IT is a question I have been asked many times – who was the greatest rider you ever saw?

An impossible question to answer, of course, as there are so many variables. For instance, horses, courses, fences and opposing fellow riders. However, I am sure we all have our favourites.

Over a period of 75 years, I have seen many memorable riders, from Harry Freeman-Jackson via such as the great Australian Lawrence Morgan and Enda Bolger, to Derek O’Connor. But, on statistics, I would have only one name to put forward – Pat Tollit, my greatest point-to-point heroine.

It was with the deepest sadness that I read of Pat’s passing on December 4th. She was the daughter of Major Harold Rushton, who had been the leading point-to-point rider of 1933, and for many years a master of the Worcestershire hunt.

Therefore it was no surprise that Pat grew up around horses and was soon noticed out hunting. In 1948, aged just 16 (no age restrictions in those days) she rode her first point-to-point winner on her father’s old chaser Merry Knight II at the Cheshire Forest Hunt’s meeting.

I did not see her in action until three years later – I was only seven – when she dead-heated to win the ladies’ open at the North Cotswold, for which there were 18 runners.

Star performer

Pat was leading lady rider that year with 20 winners, including nine on her father’s Lucky Dip.

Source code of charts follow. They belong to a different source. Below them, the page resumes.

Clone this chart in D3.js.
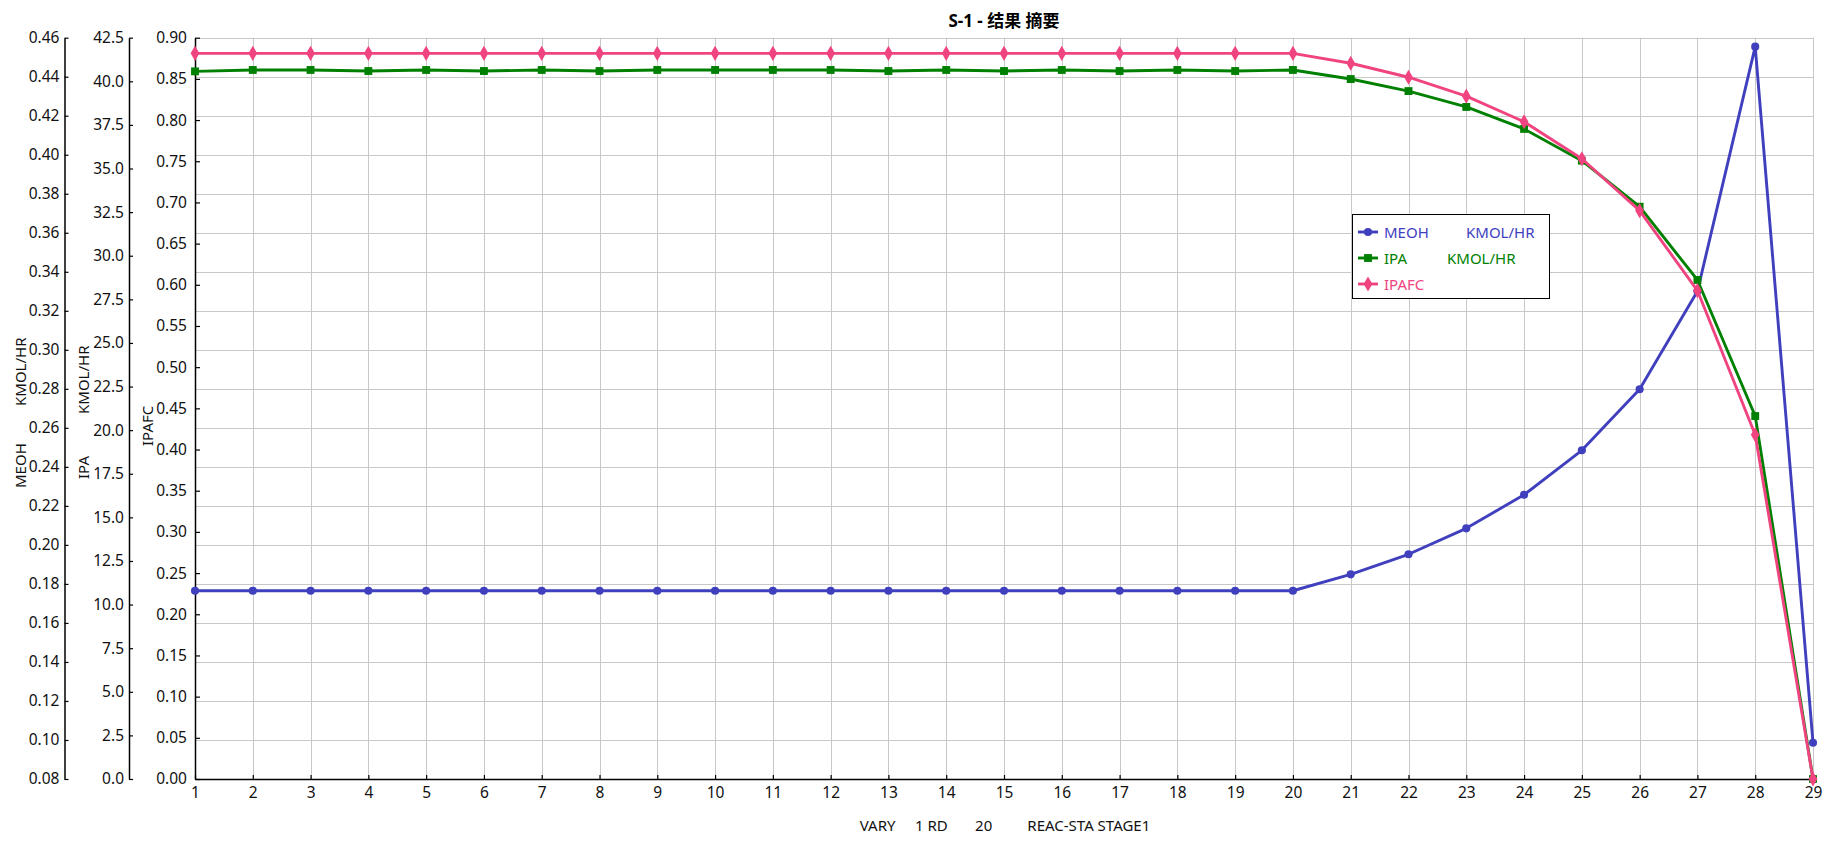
<!DOCTYPE html>
<html>
<head>
<meta charset="utf-8">
<script src="https://cdn.jsdelivr.net/npm/d3@7/dist/d3.min.js"></script>
<style>
  html, body { margin: 0; padding: 0; background: #fff; }
  svg { display: block; }
  text { font-family: "Noto Sans", "Noto Sans CJK SC", sans-serif; }
</style>
</head>
<body>
<svg id="chart" width="1829" height="844"></svg>
<script>
// ---- data ----
const stages = d3.range(1, 30);
const meoh = [0.1765,0.1765,0.1765,0.1765,0.1765,0.1765,0.1765,0.1765,0.1765,0.1765,
              0.1765,0.1765,0.1765,0.1765,0.1765,0.1765,0.1765,0.1765,0.1765,0.1765,
              0.1849,0.1952,0.2085,0.2257,0.2485,0.2798,0.3300,0.4554,0.0986];
const ipa = [40.57,40.65,40.65,40.59,40.65,40.59,40.65,40.59,40.65,40.65,
             40.65,40.65,40.59,40.65,40.59,40.65,40.59,40.65,40.59,40.65,
             40.13,39.44,38.53,37.27,35.45,32.81,28.61,20.81,0.0];
const ipafc = [0.881,0.881,0.881,0.881,0.881,0.881,0.881,0.881,0.881,0.881,
               0.881,0.881,0.881,0.881,0.881,0.881,0.881,0.881,0.881,0.881,
               0.869,0.852,0.829,0.798,0.753,0.690,0.593,0.418,0.0];
const meohTicks = d3.range(0, 20).map(i => +(0.08 + i * 0.02).toFixed(2));
const ipaTicks = d3.range(0, 18).map(i => i * 2.5);
const ipafcTicks = d3.range(0, 19).map(i => +(i * 0.05).toFixed(2));
const title = "S-1 - 结果 摘要";
const xTitle = "VARY     1 RD       20         REAC-STA STAGE1";

// ---- layout ----
const svg = d3.select("#chart");
const L = 195, R = 1813, T = 37.7, B = 779;
const axMeohX = 64.5, axIpaX = 129, axIpafcX = 195;
const cBlue = "#4040BF", cGreen = "#008000", cPink = "#F04480";

const x = d3.scaleLinear().domain([1, 29]).range([L, R]);
const yMeoh = d3.scaleLinear().domain([0.08, 0.46]).range([B, T]);
const yIpa = d3.scaleLinear().domain([0, 42.5]).range([B, T]);
const yIpafc = d3.scaleLinear().domain([0, 0.9]).range([B, T]);

// grid
const grid = svg.append("g").attr("stroke", "#C8C8C8").attr("stroke-width", 1);
grid.selectAll("line.v").data(stages).join("line")
  .attr("x1", d => Math.round(x(d)) + 0.5).attr("x2", d => Math.round(x(d)) + 0.5)
  .attr("y1", T).attr("y2", B);
grid.selectAll("line.h").data(meohTicks).join("line")
  .attr("x1", L).attr("x2", R + 1)
  .attr("y1", d => Math.round(yMeoh(d)) + 0.5).attr("y2", d => Math.round(yMeoh(d)) + 0.5);

// axes
function styleAxis(g) {
  g.selectAll(".domain").attr("stroke", "#000").attr("stroke-width", 1.5);
  g.selectAll(".tick line").attr("stroke", "#000").attr("stroke-width", 1.2);
  g.selectAll(".tick text").attr("fill", "#111").style("font-size", "15.5px");
}
const axMeoh = d3.axisLeft(yMeoh).tickValues(meohTicks).tickFormat(d3.format(".2f"))
  .tickSizeInner(-4).tickSizeOuter(0).tickPadding(5);
svg.append("g").attr("transform", `translate(${axMeohX},0)`).call(axMeoh).call(styleAxis);

const axIpa = d3.axisLeft(yIpa).tickValues(ipaTicks).tickFormat(d3.format(".1f"))
  .tickSizeInner(-4).tickSizeOuter(0).tickPadding(5);
svg.append("g").attr("transform", `translate(${axIpaX},0)`).call(axIpa).call(styleAxis);

const axIpafc = d3.axisLeft(yIpafc).tickValues(ipafcTicks).tickFormat(d3.format(".2f"))
  .tickSizeInner(-5).tickSizeOuter(0).tickPadding(8);
svg.append("g").attr("transform", `translate(${axIpafcX},0)`).call(axIpafc).call(styleAxis);

const axX = d3.axisBottom(x).tickValues(stages).tickFormat(d3.format("d"))
  .tickSizeInner(-4).tickSizeOuter(0).tickPadding(8);
svg.append("g").attr("transform", `translate(0,${B})`).call(axX).call(styleAxis);

// axis titles (rotated)
function yTitle(cx, parts) {
  const t = svg.append("text").attr("transform", `translate(${cx},0) rotate(-90)`)
    .attr("dominant-baseline", "central").attr("fill", "#111").style("font-size", "15px");
  parts.forEach(p => t.append("tspan").attr("x", -p[1]).text(p[0]));
}
yTitle(20, [["MEOH", 488], ["KMOL/HR", 406]]);
yTitle(83, [["IPA", 479], ["KMOL/HR", 414]]);
yTitle(147, [["IPAFC", 446]]);

// x title
svg.append("text").attr("x", (L + R) / 2 + 1).attr("y", 825)
  .attr("text-anchor", "middle").attr("dominant-baseline", "central")
  .attr("fill", "#111").style("font-size", "15px").style("white-space", "pre")
  .attr("xml:space", "preserve").text(xTitle);

// chart title
svg.append("text").attr("x", 1004).attr("y", 20)
  .attr("text-anchor", "middle").attr("dominant-baseline", "central")
  .attr("fill", "#000").style("font-size", "17px").style("font-weight", "bold").text(title);

// series
const series = [
  { name: "MEOH", vals: meoh, y: yMeoh, color: cBlue, sym: d3.symbolCircle, size: 52 },
  { name: "IPA", vals: ipa, y: yIpa, color: cGreen, sym: d3.symbolSquare, size: 62 },
  { name: "IPAFC", vals: ipafc, y: yIpafc, color: cPink, sym: d3.symbolDiamond, size: 66 }
];
series.forEach(s => {
  const data = stages.map((st, i) => [st, s.vals[i]]);
  const line = d3.line().x(d => x(d[0])).y(d => s.y(d[1]));
  const g = svg.append("g");
  g.append("path").datum(data).attr("d", line).attr("fill", "none")
    .attr("stroke", s.color).attr("stroke-width", 2.9).attr("stroke-linejoin", "round");
  g.selectAll("path.m").data(data).join("path").attr("class", "m")
    .attr("transform", d => `translate(${x(d[0])},${s.y(d[1])})`)
    .attr("d", d3.symbol().type(s.sym).size(s.size)).attr("fill", s.color);
});

// legend
const leg = svg.append("g");
leg.append("rect").attr("x", 1352.5).attr("y", 214.5).attr("width", 197).attr("height", 84)
  .attr("fill", "#fff").attr("stroke", "#000").attr("stroke-width", 1);
const legItems = [
  { s: series[0], label: "MEOH", unit: "KMOL/HR", ux: 1466, y: 232 },
  { s: series[1], label: "IPA", unit: "KMOL/HR", ux: 1447, y: 258 },
  { s: series[2], label: "IPAFC", unit: "", ux: 0, y: 284 }
];
legItems.forEach(it => {
  leg.append("line").attr("x1", 1358).attr("x2", 1378).attr("y1", it.y).attr("y2", it.y)
    .attr("stroke", it.s.color).attr("stroke-width", 2.9);
  leg.append("path").attr("transform", `translate(1368,${it.y})`)
    .attr("d", d3.symbol().type(it.s.sym).size(it.s.size)).attr("fill", it.s.color);
  const t = leg.append("text").attr("y", it.y).attr("dominant-baseline", "central")
    .attr("fill", it.s.color).style("font-size", "15px");
  t.append("tspan").attr("x", 1384).text(it.label);
  if (it.unit) t.append("tspan").attr("x", it.ux).text(it.unit);
});
</script>
</body>
</html>
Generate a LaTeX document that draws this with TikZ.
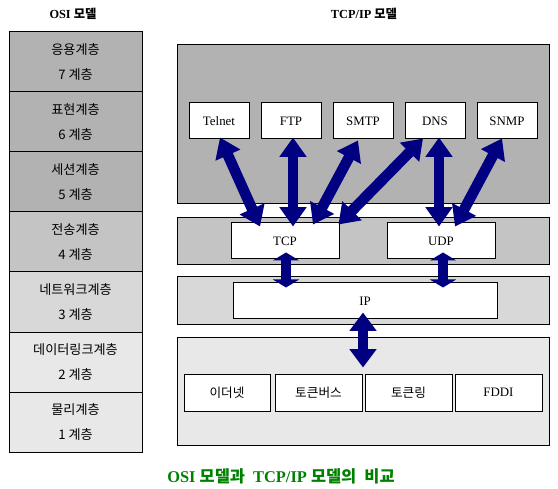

Her next star performer, Episil, gave her a total of 24 wins. I watched that partnership on a number of occasions and they confirmed my early love for the sport.

By 1960 Pat had married John Tollit who predeceased her earlier this year. Together they had three daughters – Katherine (Smith-Maxwell), Christine (Banks) and Angela (Rucker), but this did not stop her booting home winners.

In 1965 Pat rode her 100th winner on Uncle Coke, becoming the first British rider to reach this landmark, though the redoubtable Mrs Sylvia Masters, one-time master of the Tipperary Foxhounds (1935-1952), rode 104 winners in the 1920s and ‘30s.

That same year Pat’s father died and so there were no more of his horses for her to ride. Gansy and No Duda were both prolific winners for her but the best was saved for last.

Pensham, a proven performer from a renowned point-to-point family, was purchased by her mother and, in the words of Geoffrey Sale – esteemed writer on all things point-to-point – the horse was “virtually invincible with Mrs Tollit up”.

In the five seasons from 1969 to 1973, the pair won 38 races, twice winning 10 in a season. The, quietly, at the end of that 1973 season, Pat hung up her racing boots and a career was over.

Final tally

Her final tally was 171 winners over 24 years. It should be noted that in Britain lady riders were restricted to one race per meeting and, until 1963, it was usually restricted to adjacent hunts. Ladies opens were infrequent and hotly contested.

In 1968 ladies were allowed to ride in confined hunt races against men though this did not greatly increase opportunities.

This meant that, over her racing career, she had 342 rides, giving her a remarkable 50% wins-to-rides ratio. It seems almost certain that this success rate will never be repeated.

Although Pat stopped race-riding she was still a formidable rider out hunting and she also owned and bred point-to-pointers. One she bred that gave her significant pleasure was Turn Mill, who won the Lady Dudley Cup at her home meeting in 1990.

Over the years I would like to think I developed a good friendship with her. I’m pleased to say that when the Anglo-Irish riders challenge took place at Chaddesley Corbett in 2015 I was able to introduce many of the Irish team of riders to this icon of the sport.

Indeed, two years later when the event took place at Kingston Blount, Maxine O’Sullivan rode a winner there in the famous Rushton colours for Pat’s daughter Christine Banks.

Always the most modest of people, Pat almost seemed in denial of what she had achieved. One of her granddaughters once said to me: “Granny Tollit does not understand why we can’t ride winners like she used to do.”

Her passing will leave a void in our sport, but what a life it was.

Footnote: In Pat Healy’s excellent new point-to-point book, there is a reproduction of the results of the Bruff meeting of 1959, when Brian McLernon rode all five winners. Among the also-rans in the third race was a then five-year-old named Rosies Cousin.

By the next season he had been acquired by Major Rushton and, over the next eight seasons, won 15 hunter chases, the Royal Artillery Gold Cup, and was unbeaten for Pat Tollit in nine ladies opens before he collapsed and died after his final win.